_Task instructions_.
Pictures are not part of the copy. Retype the lines from the first one through the line that contains "import plotly.graph_objects as go".

_Supplied material_.
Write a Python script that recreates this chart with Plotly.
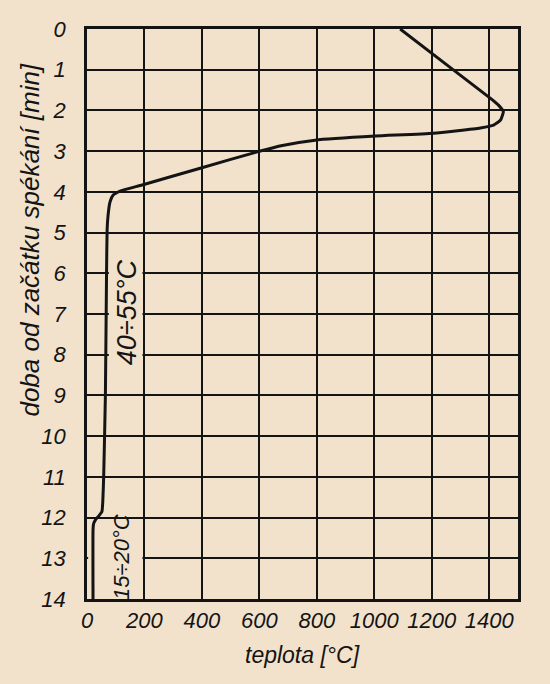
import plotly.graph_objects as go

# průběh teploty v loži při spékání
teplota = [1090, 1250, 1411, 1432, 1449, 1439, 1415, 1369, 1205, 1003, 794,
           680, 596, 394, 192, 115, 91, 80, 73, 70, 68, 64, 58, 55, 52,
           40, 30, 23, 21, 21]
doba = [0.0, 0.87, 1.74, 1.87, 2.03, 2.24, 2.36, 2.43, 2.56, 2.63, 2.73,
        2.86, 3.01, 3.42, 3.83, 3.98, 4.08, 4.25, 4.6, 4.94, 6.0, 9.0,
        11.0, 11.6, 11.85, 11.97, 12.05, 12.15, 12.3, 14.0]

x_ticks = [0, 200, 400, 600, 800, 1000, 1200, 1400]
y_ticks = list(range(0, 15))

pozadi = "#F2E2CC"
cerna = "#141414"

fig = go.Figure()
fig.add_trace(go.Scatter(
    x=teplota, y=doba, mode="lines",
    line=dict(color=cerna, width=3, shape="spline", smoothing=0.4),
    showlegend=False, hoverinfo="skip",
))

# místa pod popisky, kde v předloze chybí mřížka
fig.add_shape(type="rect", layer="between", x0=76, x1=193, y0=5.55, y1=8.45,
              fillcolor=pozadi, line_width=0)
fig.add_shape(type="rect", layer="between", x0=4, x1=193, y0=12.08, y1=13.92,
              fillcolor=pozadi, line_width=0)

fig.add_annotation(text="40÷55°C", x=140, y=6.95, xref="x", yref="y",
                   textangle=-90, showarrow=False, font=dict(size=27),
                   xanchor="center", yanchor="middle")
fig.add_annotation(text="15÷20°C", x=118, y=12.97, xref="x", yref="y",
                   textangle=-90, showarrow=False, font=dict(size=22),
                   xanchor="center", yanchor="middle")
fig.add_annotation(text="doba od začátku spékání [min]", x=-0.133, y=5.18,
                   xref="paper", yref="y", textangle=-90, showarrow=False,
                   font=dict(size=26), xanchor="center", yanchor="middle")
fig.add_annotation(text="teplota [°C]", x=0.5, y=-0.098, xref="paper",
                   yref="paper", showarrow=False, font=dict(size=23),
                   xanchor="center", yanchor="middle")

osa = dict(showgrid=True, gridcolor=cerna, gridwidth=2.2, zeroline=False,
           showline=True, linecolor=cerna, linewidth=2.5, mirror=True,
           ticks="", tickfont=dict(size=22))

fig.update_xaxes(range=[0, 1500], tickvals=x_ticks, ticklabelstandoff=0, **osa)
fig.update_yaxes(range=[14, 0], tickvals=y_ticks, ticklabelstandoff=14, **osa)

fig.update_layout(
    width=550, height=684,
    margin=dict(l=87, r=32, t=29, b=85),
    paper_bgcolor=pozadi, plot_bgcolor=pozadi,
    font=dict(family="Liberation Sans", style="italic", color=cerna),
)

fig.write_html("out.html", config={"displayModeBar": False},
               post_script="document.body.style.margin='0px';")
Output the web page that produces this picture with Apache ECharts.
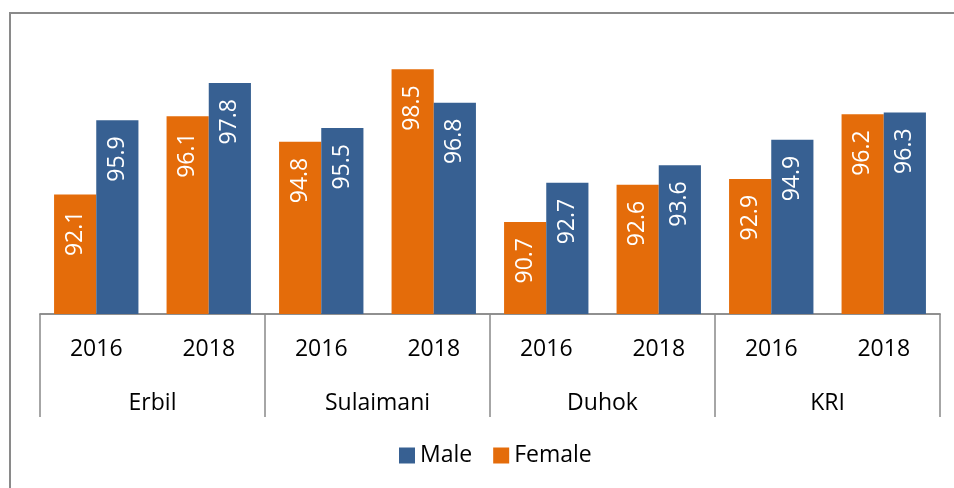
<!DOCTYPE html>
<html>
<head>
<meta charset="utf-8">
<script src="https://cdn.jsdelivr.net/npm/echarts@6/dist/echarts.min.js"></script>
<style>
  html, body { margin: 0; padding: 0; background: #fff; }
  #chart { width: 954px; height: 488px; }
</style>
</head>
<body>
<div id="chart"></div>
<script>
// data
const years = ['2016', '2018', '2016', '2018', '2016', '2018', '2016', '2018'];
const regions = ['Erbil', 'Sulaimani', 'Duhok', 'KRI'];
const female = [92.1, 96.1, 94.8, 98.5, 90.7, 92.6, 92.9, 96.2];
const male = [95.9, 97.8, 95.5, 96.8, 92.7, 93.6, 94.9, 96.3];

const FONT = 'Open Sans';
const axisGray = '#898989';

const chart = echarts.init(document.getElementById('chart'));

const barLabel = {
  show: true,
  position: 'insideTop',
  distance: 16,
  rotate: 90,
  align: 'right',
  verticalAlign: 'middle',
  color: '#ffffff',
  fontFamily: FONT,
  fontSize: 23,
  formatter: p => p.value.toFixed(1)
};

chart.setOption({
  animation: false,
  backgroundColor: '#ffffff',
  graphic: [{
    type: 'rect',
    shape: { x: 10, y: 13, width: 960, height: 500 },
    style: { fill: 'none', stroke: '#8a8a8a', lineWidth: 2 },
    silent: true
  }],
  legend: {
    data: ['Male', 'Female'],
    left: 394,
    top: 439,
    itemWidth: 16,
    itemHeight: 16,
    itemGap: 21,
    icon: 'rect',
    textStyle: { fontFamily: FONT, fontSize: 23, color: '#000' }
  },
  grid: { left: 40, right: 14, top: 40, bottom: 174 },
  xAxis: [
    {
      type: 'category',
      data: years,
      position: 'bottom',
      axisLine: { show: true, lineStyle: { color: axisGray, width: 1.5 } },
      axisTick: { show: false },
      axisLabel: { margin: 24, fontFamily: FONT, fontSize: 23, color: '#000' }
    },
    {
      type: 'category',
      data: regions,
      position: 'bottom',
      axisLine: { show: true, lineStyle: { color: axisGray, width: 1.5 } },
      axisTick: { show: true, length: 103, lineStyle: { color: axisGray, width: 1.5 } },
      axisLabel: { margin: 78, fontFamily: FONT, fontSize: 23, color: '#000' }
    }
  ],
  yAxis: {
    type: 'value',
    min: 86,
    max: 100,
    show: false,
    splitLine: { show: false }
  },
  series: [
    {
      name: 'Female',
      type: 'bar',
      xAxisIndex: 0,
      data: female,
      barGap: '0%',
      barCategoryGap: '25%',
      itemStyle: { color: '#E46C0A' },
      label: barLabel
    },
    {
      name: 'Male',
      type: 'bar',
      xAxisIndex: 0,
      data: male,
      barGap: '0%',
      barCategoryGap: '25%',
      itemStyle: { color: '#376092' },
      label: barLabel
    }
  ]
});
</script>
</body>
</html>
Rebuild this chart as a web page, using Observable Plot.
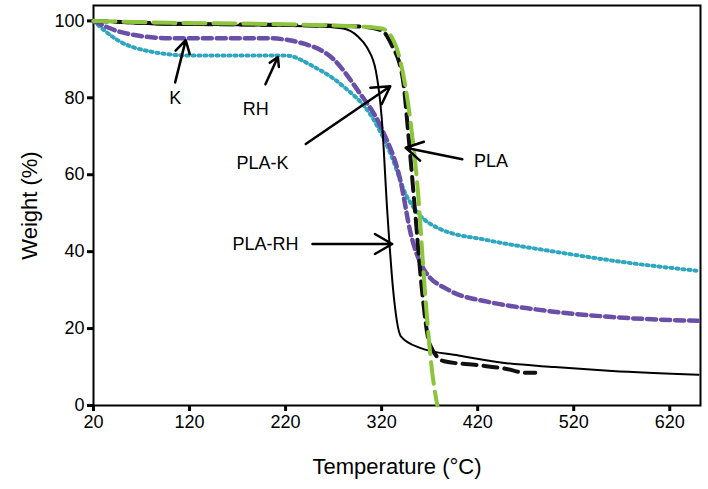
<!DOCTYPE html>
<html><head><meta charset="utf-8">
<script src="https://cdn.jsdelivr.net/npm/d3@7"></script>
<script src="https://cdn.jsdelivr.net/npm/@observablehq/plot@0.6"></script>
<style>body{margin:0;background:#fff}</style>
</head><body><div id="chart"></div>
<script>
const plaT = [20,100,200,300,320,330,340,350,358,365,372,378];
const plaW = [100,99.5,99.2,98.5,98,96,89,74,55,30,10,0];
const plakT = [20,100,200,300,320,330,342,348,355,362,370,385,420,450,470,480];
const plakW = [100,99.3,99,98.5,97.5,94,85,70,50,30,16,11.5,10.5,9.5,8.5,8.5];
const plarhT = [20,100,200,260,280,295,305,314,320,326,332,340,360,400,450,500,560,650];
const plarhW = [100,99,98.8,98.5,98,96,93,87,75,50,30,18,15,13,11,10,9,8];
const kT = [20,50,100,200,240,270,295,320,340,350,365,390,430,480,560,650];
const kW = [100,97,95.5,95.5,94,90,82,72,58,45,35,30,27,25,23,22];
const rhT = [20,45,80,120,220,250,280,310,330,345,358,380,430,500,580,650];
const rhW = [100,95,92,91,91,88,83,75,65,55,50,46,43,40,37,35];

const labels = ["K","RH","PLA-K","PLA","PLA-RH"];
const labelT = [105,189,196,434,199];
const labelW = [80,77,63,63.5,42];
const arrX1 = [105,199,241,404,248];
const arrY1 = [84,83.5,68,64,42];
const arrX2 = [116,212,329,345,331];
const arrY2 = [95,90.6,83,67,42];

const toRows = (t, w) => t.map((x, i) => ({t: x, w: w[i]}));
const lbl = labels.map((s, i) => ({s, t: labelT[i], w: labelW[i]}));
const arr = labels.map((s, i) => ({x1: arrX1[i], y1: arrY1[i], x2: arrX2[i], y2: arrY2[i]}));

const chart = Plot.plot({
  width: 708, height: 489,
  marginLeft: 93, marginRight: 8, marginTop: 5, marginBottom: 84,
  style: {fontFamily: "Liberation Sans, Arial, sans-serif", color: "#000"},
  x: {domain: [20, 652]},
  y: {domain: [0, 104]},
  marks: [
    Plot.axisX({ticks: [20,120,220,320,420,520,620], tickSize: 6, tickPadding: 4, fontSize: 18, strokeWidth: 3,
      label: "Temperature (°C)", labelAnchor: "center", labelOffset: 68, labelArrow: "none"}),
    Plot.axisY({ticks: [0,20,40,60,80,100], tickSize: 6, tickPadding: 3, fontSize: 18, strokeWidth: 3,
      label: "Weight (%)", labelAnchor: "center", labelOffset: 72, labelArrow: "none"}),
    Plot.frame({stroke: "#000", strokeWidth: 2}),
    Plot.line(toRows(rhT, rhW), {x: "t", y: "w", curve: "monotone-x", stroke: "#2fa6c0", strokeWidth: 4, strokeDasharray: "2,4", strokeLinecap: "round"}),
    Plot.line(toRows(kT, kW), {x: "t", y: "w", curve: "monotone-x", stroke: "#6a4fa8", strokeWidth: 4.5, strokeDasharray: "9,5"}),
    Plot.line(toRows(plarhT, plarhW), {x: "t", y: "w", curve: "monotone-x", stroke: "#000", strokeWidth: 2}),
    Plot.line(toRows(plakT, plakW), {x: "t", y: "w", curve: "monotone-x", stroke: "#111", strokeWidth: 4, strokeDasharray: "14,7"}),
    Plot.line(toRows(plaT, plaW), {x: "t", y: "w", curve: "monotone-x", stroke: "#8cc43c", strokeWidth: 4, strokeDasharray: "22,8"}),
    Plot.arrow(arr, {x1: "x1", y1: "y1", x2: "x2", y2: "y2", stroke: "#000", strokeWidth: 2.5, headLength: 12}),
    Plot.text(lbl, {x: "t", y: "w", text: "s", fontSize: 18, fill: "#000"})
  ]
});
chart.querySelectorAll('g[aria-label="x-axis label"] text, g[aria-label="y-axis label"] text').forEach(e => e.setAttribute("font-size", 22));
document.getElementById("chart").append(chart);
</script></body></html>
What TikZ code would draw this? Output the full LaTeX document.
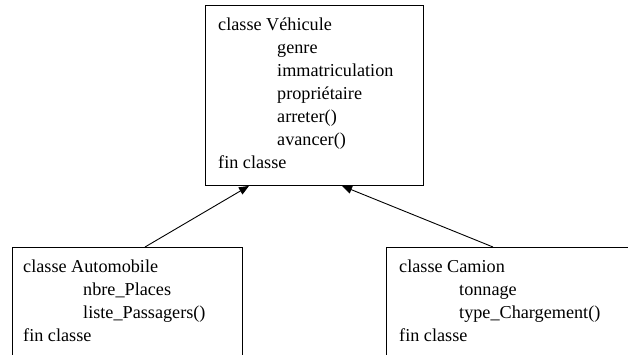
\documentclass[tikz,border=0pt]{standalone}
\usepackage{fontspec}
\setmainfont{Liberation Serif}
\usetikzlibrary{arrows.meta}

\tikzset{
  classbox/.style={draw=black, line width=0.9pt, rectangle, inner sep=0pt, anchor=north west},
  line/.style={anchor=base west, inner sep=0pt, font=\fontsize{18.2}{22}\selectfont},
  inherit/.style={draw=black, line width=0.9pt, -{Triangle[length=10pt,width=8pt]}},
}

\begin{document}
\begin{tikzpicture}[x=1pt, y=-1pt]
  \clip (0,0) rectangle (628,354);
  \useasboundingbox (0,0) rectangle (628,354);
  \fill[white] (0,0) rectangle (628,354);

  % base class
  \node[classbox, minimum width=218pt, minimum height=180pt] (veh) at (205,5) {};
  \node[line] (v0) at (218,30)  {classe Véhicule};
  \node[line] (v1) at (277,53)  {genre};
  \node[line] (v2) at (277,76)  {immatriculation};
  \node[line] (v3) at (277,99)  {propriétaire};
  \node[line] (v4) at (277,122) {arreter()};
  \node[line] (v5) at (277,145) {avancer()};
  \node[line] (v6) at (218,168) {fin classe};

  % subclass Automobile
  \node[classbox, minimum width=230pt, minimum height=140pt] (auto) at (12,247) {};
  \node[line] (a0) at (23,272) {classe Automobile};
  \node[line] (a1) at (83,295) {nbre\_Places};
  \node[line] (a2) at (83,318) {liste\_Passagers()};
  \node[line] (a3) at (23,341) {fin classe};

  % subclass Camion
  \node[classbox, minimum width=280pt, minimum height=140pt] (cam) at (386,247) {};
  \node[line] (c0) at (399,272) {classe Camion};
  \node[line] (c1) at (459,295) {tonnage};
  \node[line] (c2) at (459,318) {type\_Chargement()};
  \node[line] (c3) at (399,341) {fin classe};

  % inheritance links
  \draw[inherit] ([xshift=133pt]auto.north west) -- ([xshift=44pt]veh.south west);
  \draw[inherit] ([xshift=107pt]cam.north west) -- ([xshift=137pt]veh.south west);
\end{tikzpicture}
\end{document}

_Correct answer_.
Write a Python script that recreates this chart with Plotly.
import plotly.graph_objects as go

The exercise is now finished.